• **AIM OF THE TASK**
Restate verbatim the lines between the one holding "Emit a Python" and the one holding "100, 100, 100, 100, 100, 100, 100, 100]", both included, and no others.

======== DATA FOR THIS EXERCISE

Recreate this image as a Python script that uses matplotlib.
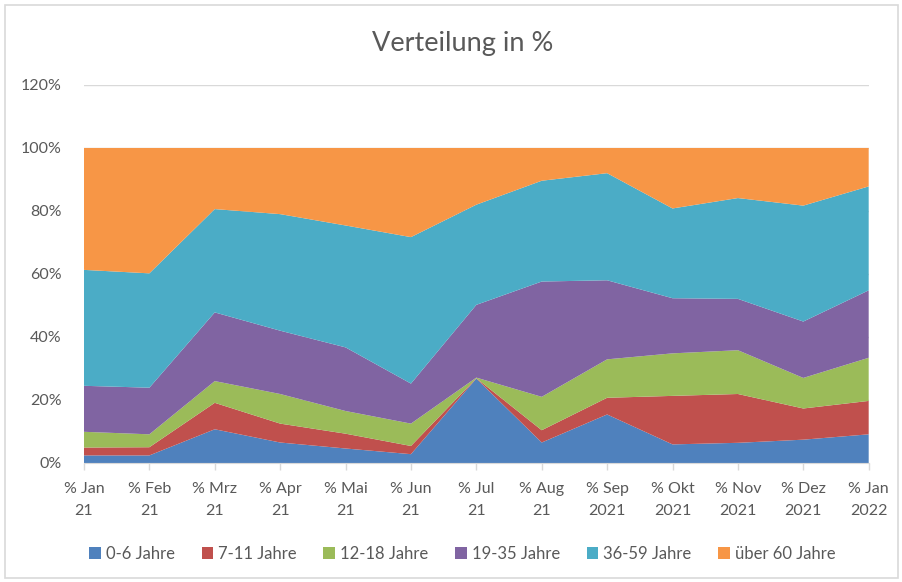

================
======== DATA FOR THIS EXERCISE

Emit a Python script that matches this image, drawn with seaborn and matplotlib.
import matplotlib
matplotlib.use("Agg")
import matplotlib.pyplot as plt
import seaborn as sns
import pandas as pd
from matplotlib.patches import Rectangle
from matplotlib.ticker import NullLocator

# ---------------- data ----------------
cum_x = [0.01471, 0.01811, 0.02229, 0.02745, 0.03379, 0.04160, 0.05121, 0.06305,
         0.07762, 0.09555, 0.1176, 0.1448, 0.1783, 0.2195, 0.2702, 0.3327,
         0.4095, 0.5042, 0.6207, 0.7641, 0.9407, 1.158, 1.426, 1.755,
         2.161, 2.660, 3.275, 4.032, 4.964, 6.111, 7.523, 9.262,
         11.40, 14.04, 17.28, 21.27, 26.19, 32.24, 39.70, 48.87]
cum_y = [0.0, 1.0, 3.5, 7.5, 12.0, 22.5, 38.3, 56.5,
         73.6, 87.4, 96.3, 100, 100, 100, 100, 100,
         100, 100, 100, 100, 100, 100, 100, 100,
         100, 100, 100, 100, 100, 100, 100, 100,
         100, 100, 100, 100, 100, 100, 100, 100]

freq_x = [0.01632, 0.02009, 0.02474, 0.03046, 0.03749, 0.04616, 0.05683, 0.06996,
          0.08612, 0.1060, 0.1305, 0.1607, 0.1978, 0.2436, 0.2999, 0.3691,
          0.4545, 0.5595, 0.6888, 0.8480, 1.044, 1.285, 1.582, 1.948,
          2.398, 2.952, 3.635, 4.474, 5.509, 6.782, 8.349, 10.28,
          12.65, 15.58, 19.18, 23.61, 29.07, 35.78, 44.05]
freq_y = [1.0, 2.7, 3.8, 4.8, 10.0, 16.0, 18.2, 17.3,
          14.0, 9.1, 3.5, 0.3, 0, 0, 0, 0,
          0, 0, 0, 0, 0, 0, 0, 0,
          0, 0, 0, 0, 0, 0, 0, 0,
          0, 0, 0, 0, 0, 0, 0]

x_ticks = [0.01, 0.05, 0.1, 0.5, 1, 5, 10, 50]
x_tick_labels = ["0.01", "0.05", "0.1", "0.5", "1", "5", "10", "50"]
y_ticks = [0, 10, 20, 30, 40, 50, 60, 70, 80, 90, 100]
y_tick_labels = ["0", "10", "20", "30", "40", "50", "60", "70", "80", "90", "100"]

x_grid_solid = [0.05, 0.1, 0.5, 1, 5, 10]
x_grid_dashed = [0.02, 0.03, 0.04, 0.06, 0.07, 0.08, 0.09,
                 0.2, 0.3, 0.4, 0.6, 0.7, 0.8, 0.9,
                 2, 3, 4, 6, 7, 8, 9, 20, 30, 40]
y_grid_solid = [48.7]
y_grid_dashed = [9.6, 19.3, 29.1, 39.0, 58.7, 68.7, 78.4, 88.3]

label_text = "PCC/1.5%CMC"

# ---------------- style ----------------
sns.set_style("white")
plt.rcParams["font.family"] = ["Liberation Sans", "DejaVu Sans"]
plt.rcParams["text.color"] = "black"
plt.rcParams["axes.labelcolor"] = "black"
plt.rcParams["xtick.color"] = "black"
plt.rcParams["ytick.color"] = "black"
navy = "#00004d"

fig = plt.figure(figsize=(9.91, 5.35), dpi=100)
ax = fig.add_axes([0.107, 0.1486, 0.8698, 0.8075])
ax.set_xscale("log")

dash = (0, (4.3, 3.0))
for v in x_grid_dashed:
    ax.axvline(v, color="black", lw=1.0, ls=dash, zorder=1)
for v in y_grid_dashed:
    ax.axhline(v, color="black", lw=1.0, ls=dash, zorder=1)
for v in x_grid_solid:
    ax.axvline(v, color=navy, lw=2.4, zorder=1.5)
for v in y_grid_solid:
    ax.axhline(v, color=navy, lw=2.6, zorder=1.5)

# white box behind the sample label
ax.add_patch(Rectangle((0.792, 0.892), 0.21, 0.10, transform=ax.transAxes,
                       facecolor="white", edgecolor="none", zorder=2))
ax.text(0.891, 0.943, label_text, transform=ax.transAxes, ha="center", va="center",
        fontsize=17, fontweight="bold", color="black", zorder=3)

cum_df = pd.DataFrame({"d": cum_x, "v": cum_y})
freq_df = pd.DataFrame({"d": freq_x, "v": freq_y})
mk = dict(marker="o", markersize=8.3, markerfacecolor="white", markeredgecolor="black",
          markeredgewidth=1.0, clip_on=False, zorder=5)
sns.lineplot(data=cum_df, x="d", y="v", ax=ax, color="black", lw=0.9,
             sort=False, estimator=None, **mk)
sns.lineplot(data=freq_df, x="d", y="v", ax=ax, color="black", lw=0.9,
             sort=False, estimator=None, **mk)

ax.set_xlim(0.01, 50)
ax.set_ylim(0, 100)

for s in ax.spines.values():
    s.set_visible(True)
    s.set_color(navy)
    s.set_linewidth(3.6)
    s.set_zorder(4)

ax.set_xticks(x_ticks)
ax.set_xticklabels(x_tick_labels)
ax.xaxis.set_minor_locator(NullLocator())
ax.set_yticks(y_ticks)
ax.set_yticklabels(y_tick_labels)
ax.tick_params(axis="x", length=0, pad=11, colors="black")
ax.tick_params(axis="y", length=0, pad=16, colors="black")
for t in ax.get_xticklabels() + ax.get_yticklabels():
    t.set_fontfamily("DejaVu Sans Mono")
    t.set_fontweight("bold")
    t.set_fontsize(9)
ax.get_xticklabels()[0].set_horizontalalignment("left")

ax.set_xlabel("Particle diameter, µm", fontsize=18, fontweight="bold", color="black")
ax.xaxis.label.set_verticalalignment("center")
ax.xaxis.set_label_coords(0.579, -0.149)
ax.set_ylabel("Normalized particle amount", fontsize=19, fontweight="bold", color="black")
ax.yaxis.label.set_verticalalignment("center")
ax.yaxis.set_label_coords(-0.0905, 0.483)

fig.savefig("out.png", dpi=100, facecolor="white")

================

• **EXERCISE OUTPUT**
Emit a Python script that matches this image, drawn with seaborn and matplotlib.
import matplotlib
matplotlib.use("Agg")
import matplotlib.pyplot as plt
import seaborn as sns
import pandas as pd
from matplotlib.patches import Rectangle
from matplotlib.ticker import NullLocator

# ---------------- data ----------------
cum_x = [0.01471, 0.01811, 0.02229, 0.02745, 0.03379, 0.04160, 0.05121, 0.06305,
         0.07762, 0.09555, 0.1176, 0.1448, 0.1783, 0.2195, 0.2702, 0.3327,
         0.4095, 0.5042, 0.6207, 0.7641, 0.9407, 1.158, 1.426, 1.755,
         2.161, 2.660, 3.275, 4.032, 4.964, 6.111, 7.523, 9.262,
         11.40, 14.04, 17.28, 21.27, 26.19, 32.24, 39.70, 48.87]
cum_y = [0.0, 1.0, 3.5, 7.5, 12.0, 22.5, 38.3, 56.5,
         73.6, 87.4, 96.3, 100, 100, 100, 100, 100,
         100, 100, 100, 100, 100, 100, 100, 100,
         100, 100, 100, 100, 100, 100, 100, 100,
         100, 100, 100, 100, 100, 100, 100, 100]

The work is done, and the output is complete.